— BEGIN Dataset extract —
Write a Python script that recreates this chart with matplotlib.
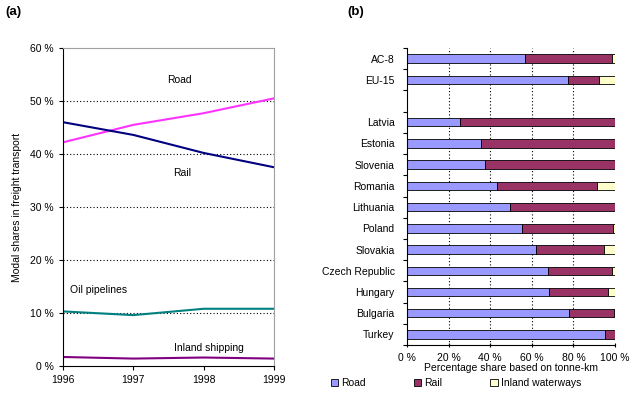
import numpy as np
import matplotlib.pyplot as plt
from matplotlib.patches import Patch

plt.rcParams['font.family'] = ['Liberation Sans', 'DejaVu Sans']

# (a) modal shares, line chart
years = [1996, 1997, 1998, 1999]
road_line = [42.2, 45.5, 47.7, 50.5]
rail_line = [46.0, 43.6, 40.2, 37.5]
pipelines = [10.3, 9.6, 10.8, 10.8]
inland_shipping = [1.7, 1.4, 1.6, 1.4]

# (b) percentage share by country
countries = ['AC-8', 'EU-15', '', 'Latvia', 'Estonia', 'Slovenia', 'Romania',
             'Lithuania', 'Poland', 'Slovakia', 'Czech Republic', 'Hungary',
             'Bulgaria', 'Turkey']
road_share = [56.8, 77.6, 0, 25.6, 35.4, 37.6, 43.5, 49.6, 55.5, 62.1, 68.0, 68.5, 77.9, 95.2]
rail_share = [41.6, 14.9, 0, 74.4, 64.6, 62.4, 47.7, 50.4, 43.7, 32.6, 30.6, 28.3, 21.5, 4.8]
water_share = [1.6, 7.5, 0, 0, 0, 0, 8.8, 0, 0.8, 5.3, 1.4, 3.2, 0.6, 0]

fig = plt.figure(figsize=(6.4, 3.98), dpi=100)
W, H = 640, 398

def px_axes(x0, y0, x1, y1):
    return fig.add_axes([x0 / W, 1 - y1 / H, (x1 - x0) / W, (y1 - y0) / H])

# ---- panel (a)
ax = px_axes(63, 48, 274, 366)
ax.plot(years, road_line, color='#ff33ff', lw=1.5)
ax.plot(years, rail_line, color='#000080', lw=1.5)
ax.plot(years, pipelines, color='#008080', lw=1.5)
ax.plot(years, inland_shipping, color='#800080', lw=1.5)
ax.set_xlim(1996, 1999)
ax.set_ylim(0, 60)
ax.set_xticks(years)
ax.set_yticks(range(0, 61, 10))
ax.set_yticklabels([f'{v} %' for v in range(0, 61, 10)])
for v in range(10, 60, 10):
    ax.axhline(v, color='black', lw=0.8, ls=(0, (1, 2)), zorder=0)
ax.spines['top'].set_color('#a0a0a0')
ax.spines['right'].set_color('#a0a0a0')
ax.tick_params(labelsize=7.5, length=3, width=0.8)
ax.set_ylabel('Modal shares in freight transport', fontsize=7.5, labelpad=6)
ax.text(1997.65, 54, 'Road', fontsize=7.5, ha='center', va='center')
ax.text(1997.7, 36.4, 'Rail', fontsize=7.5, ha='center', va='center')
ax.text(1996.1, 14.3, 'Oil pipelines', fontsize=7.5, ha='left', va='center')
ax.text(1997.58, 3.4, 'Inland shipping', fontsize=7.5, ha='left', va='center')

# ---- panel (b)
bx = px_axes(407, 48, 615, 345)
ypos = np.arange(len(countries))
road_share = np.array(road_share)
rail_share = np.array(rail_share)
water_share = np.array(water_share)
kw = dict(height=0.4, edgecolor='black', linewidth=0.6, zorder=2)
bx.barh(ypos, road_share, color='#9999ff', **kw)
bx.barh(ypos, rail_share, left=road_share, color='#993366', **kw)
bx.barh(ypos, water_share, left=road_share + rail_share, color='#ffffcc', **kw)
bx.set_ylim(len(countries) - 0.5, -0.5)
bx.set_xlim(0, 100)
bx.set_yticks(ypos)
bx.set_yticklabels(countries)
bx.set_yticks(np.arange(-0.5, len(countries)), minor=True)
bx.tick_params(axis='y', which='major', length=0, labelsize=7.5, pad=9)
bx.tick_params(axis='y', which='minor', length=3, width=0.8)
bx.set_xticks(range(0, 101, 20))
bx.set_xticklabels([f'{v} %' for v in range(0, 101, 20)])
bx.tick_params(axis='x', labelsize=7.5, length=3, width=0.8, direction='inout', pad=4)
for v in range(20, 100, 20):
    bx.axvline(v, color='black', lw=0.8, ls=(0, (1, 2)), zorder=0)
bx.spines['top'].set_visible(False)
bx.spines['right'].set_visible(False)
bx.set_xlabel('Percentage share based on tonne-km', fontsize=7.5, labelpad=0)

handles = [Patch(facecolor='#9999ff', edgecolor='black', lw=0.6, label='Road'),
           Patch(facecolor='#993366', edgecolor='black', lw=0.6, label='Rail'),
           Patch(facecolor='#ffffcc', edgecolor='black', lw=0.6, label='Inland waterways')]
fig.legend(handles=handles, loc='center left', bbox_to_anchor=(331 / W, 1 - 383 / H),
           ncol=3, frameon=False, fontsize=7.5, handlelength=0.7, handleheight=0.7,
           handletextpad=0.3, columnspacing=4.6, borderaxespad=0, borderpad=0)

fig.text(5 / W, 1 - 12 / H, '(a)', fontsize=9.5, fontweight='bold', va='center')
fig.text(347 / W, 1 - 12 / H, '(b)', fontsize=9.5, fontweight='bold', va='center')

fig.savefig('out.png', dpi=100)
— END Dataset extract —
§ **Objective**
Give back exactly the lines from the first line of the data through the line with "plt.rcParams['font.family'] = ['Liberation", pictures excluded.

§ **Output**
Write a Python script that recreates this chart with matplotlib.
import numpy as np
import matplotlib.pyplot as plt
from matplotlib.patches import Patch

plt.rcParams['font.family'] = ['Liberation Sans', 'DejaVu Sans']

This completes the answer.